To most Jez fans, the position is clear.  The people – or, God help us, the sheeple – have been fed a diet of poison by the media, which has affected their ability to think rationally and embrace socialism. Even though a return to nationalisation, the eradication of nuclear weapons and the launch of women-only train carriages would clearly be in the proletariat’s best interests, they stubbornly refuse to see it.

Strangely, the supporters of Corbyn are unaffected by the magical rays beamed into people’s homes and on to their tablets and mobiles. With their razor-sharp intellect and incisive socialist analysis, they have erected a force field around themselves to protect themselves from such false consciousness and have no truck with any of the ‘lamestream’ media messages.

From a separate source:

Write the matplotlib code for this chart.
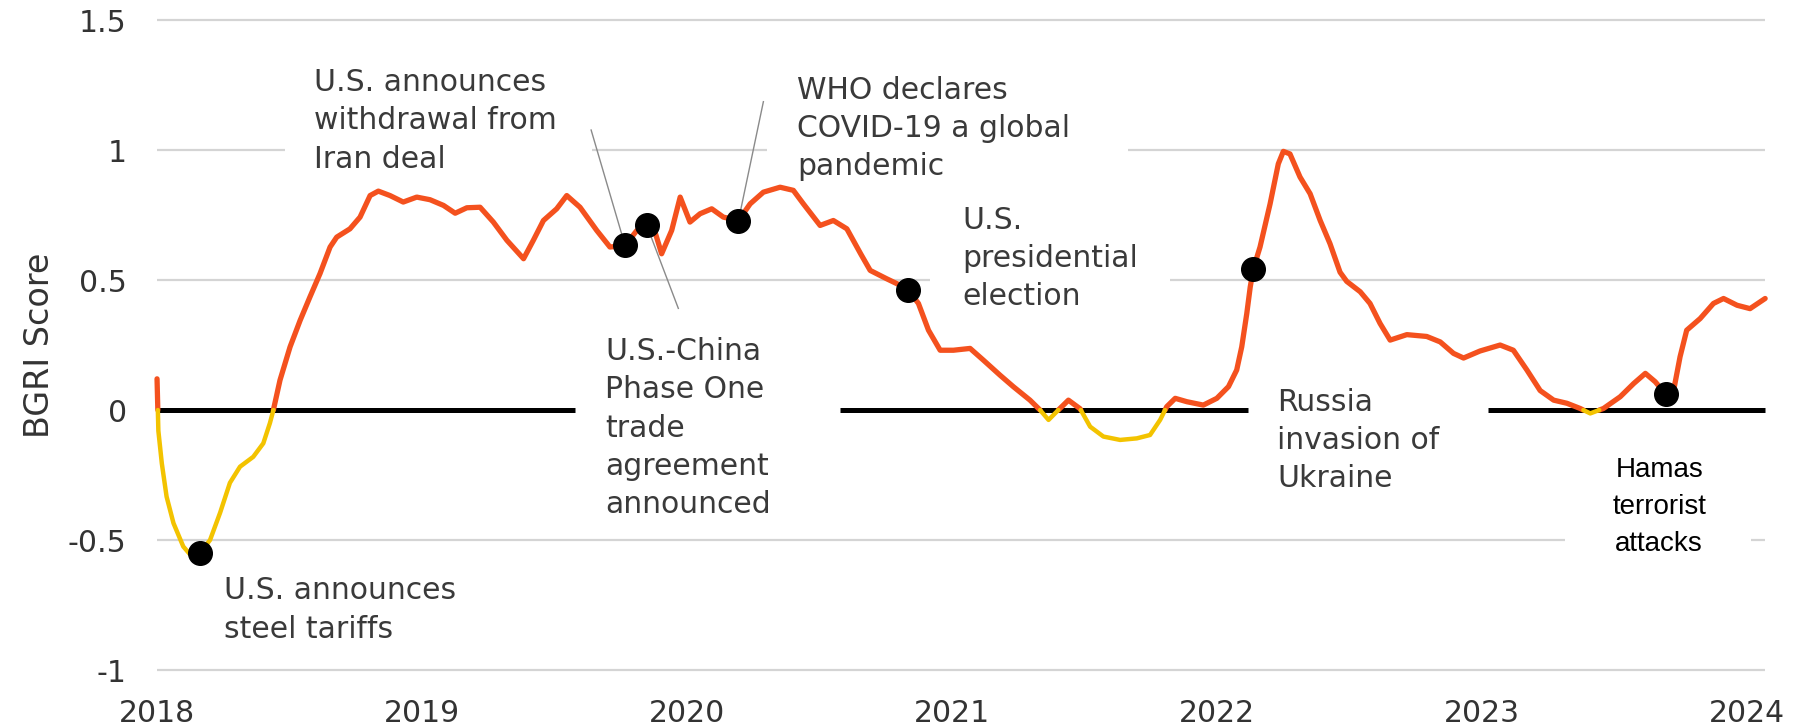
import matplotlib.pyplot as plt
import numpy as np

# BGRI score
years = [
    2018.000, 2018.005, 2018.018, 2018.036, 2018.062, 2018.099, 2018.131, 2018.162,
    2018.200, 2018.238, 2018.275, 2018.313, 2018.363, 2018.401, 2018.426, 2018.439,
    2018.464, 2018.502, 2018.540, 2018.577, 2018.615, 2018.653, 2018.678, 2018.728,
    2018.766, 2018.804, 2018.835, 2018.879, 2018.929, 2018.980, 2019.030, 2019.081,
    2019.125, 2019.169, 2019.219, 2019.269, 2019.320, 2019.383, 2019.420, 2019.458,
    2019.508, 2019.546, 2019.596, 2019.659, 2019.709, 2019.766, 2019.810, 2019.848,
    2019.879, 2019.904, 2019.942, 2019.974, 2020.011, 2020.049, 2020.093, 2020.137,
    2020.194, 2020.238, 2020.288, 2020.351, 2020.401, 2020.439, 2020.502, 2020.552,
    2020.603, 2020.655, 2020.691, 2020.753, 2020.804, 2020.835, 2020.873, 2020.911,
    2020.955, 2021.005, 2021.068, 2021.118, 2021.181, 2021.231, 2021.294, 2021.332,
    2021.364, 2021.401, 2021.439, 2021.483, 2021.521, 2021.571, 2021.634, 2021.697,
    2021.747, 2021.785, 2021.810, 2021.842, 2021.886, 2021.948, 2021.999, 2022.043,
    2022.074, 2022.093, 2022.112, 2022.125, 2022.137, 2022.162, 2022.200, 2022.231,
    2022.250, 2022.275, 2022.313, 2022.351, 2022.389, 2022.426, 2022.464, 2022.489,
    2022.540, 2022.577, 2022.615, 2022.653, 2022.716, 2022.791, 2022.842, 2022.892,
    2022.930, 2022.992, 2023.068, 2023.118, 2023.169, 2023.219, 2023.270, 2023.320,
    2023.370, 2023.408, 2023.458, 2023.521, 2023.572, 2023.616, 2023.653, 2023.694,
    2023.723, 2023.747, 2023.772, 2023.823, 2023.873, 2023.911, 2023.962, 2024.011,
    2024.068,
]
bgri = [
    0.120, -0.080, -0.205, -0.333, -0.435, -0.525, -0.563, -0.550,
    -0.500, -0.395, -0.280, -0.218, -0.180, -0.128, -0.050, 0.000,
    0.115, 0.243, 0.345, 0.435, 0.525, 0.627, 0.665, 0.697,
    0.742, 0.825, 0.842, 0.825, 0.800, 0.819, 0.809, 0.787,
    0.757, 0.778, 0.780, 0.723, 0.653, 0.582, 0.653, 0.729,
    0.774, 0.825, 0.780, 0.691, 0.627, 0.633, 0.690, 0.710,
    0.685, 0.601, 0.691, 0.819, 0.723, 0.755, 0.774, 0.742,
    0.729, 0.793, 0.838, 0.857, 0.845, 0.793, 0.710, 0.729,
    0.697, 0.601, 0.537, 0.505, 0.480, 0.461, 0.410, 0.307,
    0.230, 0.230, 0.237, 0.192, 0.134, 0.090, 0.038, 0.000,
    -0.038, 0.000, 0.038, 0.005, -0.064, -0.102, -0.115, -0.109,
    -0.096, -0.038, 0.013, 0.045, 0.032, 0.019, 0.045, 0.090,
    0.154, 0.243, 0.371, 0.473, 0.544, 0.627, 0.793, 0.947,
    0.995, 0.985, 0.896, 0.832, 0.729, 0.640, 0.530, 0.495,
    0.455, 0.410, 0.333, 0.269, 0.290, 0.283, 0.262, 0.218,
    0.200, 0.227, 0.250, 0.230, 0.154, 0.075, 0.038, 0.026,
    0.006, -0.013, 0.006, 0.051, 0.102, 0.141, 0.109, 0.060,
    0.077, 0.205, 0.307, 0.352, 0.410, 0.429, 0.403, 0.390,
    0.429,
]

# events marked with a dot
event_years = [2018.162, 2019.766, 2019.848, 2020.194, 2020.835, 2022.137, 2023.694]
event_labels = [
    "U.S. announces\nsteel tariffs",
    "U.S. announces\nwithdrawal from\nIran deal",
    "U.S.-China\nPhase One\ntrade\nagreement\nannounced",
    "WHO declares\nCOVID-19 a global\npandemic",
    "U.S.\npresidential\nelection",
    "Russia\ninvasion of\nUkraine",
    "Hamas\nterrorist\nattacks",
]

y_ticks = [-1, -0.5, 0, 0.5, 1, 1.5]
y_tick_labels = ["-1", "-0.5", "0", "0.5", "1", "1.5"]
x_ticks = [2018, 2019, 2020, 2021, 2022, 2023, 2024]

# layout: where each label sits (x, y, ha), and pointer lines
label_pos = [
    (2018.253, -0.640, "left"),
    (2018.592, 1.315, "left"),
    (2019.691, 0.280, "left"),
    (2020.415, 1.285, "left"),
    (2021.038, 0.785, "left"),
    (2022.226, 0.085, "left"),
    (2023.668, -0.180, "center"),
]
pointer_starts = {1: (2019.638, 1.077), 2: (2019.967, 0.391), 3: (2020.288, 1.186)}

x_start, x_end = 2018.0, 2024.068
# gridline pieces (gaps are left where labels sit)
grid_pieces = {
    1.5: [(x_start, x_end)],
    1.0: [(x_start, 2018.483), (2019.642, 2020.302), (2021.664, x_end)],
    0.5: [(x_start, 2020.917), (2021.823, x_end)],
    -0.5: [(x_start, 2023.313), (2024.015, x_end)],
    -1.0: [(x_start, x_end)],
}
zero_pieces = [(x_start, 2019.577), (2020.577, 2022.117), (2023.023, x_end)]

ORANGE = "#F4511E"
YELLOW = "#F3C300"
TEXT = "#3a3a3a"


def add_zero_crossings(x, y):
    xs, ys = [x[0]], [y[0]]
    for i in range(1, len(x)):
        if y[i - 1] * y[i] < 0:
            t = y[i - 1] / (y[i - 1] - y[i])
            xs.append(x[i - 1] + t * (x[i] - x[i - 1]))
            ys.append(0.0)
        xs.append(x[i])
        ys.append(y[i])
    return np.array(xs), np.array(ys)


fig = plt.figure(figsize=(18, 7.28), dpi=100)
ax = fig.add_axes([0.0843, 0.0725, 0.8981, 0.9071])
ax.set_xlim(2017.98, 2024.08)
ax.set_ylim(-1.02, 1.52)

# gridlines
for level, pieces in grid_pieces.items():
    for a, b in pieces:
        ax.hlines(level, a, b, color="#d4d4d4", lw=1.6, zorder=1)
for a, b in zero_pieces:
    ax.hlines(0, a, b, color="black", lw=3.6, zorder=2, capstyle="butt")

# the score line, orange above zero and yellow below
xs, ys = add_zero_crossings(years, bgri)
above = np.where(ys >= 0, ys, np.nan)
below = np.where(ys <= 0, ys, np.nan)
ax.plot(xs, above, color=ORANGE, lw=3.8, solid_joinstyle="round", solid_capstyle="round", zorder=3)
ax.plot(xs, below, color=YELLOW, lw=3.2, solid_joinstyle="round", solid_capstyle="round", zorder=3)

# event dots
event_vals = np.interp(event_years, years, bgri)
ax.plot(event_years, event_vals, "o", color="black", markersize=17, zorder=5)

# pointer lines
for i, (px, py) in pointer_starts.items():
    ax.plot([px, event_years[i]], [py, event_vals[i]], color="#8a8a8a", lw=1.0, zorder=4)

# labels
for i, label in enumerate(event_labels):
    tx, ty, ha = label_pos[i]
    if label.startswith("Hamas"):
        ax.text(tx, ty, label, ha=ha, va="top", fontsize=20, color="black",
                family=["Liberation Sans", "DejaVu Sans"], linespacing=1.55, zorder=6)
    else:
        ax.text(tx, ty, label, ha=ha, va="top", fontsize=21.5, color=TEXT,
                linespacing=1.4, zorder=6)

ax.set_yticks(y_ticks)
ax.set_yticklabels(y_tick_labels)
ax.set_xticks(x_ticks)
ax.set_xticklabels([str(y) for y in x_ticks])
ax.tick_params(axis="y", length=0, pad=18, labelsize=21.5, labelcolor="#333333")
ax.tick_params(axis="x", length=0, pad=17, labelsize=21.5, labelcolor="#333333")
for s in ax.spines.values():
    s.set_visible(False)

ax.set_ylabel("BGRI Score", fontsize=24, color="#333333")
ax.yaxis.set_label_coords(-0.059, 0.5)

fig.savefig("out.png", dpi=100, facecolor="white")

So where do the Corbynistas get their impartial news from, then?  The BBC is banned. Fox is shot. There’s a complete embargo on the MSM.  So what do they do? They go to cranky websites and dubious social media sources, which have an agenda every bit as obvious as that of newspaper proprietors. They share poorly-spelt and garishly-designed memes as if they have been created as handy educational tools for an infant school. By the pupils.

The Canary is a favourite of the Corbyn fans and, believe me, it is strictly for the birds. Breathless would-be newshounds serve up a stories which are purely designed to reinforce the existing viewpoints of the Alt Left brigade. Their stock-in-trade is taking something fairly obvious – far-left activists being suspended from Labour, for instance – and dressing it up as if it’s some kind of revelation or scoop. (When their hacks explain internal Labour politics, I often find reads as if it’s written for people who have only got involved in the past year. By people who learnt about it themselves six months earlier.)

But what’s this I see on The Canary?

It couldn’t be, could it? An advertisement?

For something that I might actually be interested in? A targeted ad on the right-hand side on the page?

How long before The Canary itself is part of the MSM?

The Huffington Post started out as a blog, after all. Perez Hilton used to be a one-man band, rather than a one-off brand.

If enough of us started to sift through the droppings from the Canary cage, would that signal that it was now ‘mainstream’?

One of the profound weaknesses of the MSM argument is that we now actually live in a world of millions of media sources. In the minds of the Corbynistas, these may be sifted neatly into ‘mainstream’ and alternative/underground. But the dividing line is not exactly neat and tidy.

And then it’s worth noting a splendid irony too.

Mainstream media seems just fine for the Corbynistas when it’s the MSM of, say, Russia or Iran.  Jeremy Corbyn was happy to present tedious shows on a channel sponsored by the regime in Tehran, while RT – widely viewed as a propaganda tool for the Kremlin – is often referenced in social media debates.  But RT (originally styled as Russia Today) is a well-funded channel with foreign bureaux, satellite links, anchors in comfy Moscow studios and plenty of advertising.

Isn’t it time for the Jezuits to be honest? Any media outlet which asks difficult questions of the saintly Jez is dismissed as ‘mainstream’. And any mainstream channel which gives him an easy ride is provided with some kind of Papal dispensation.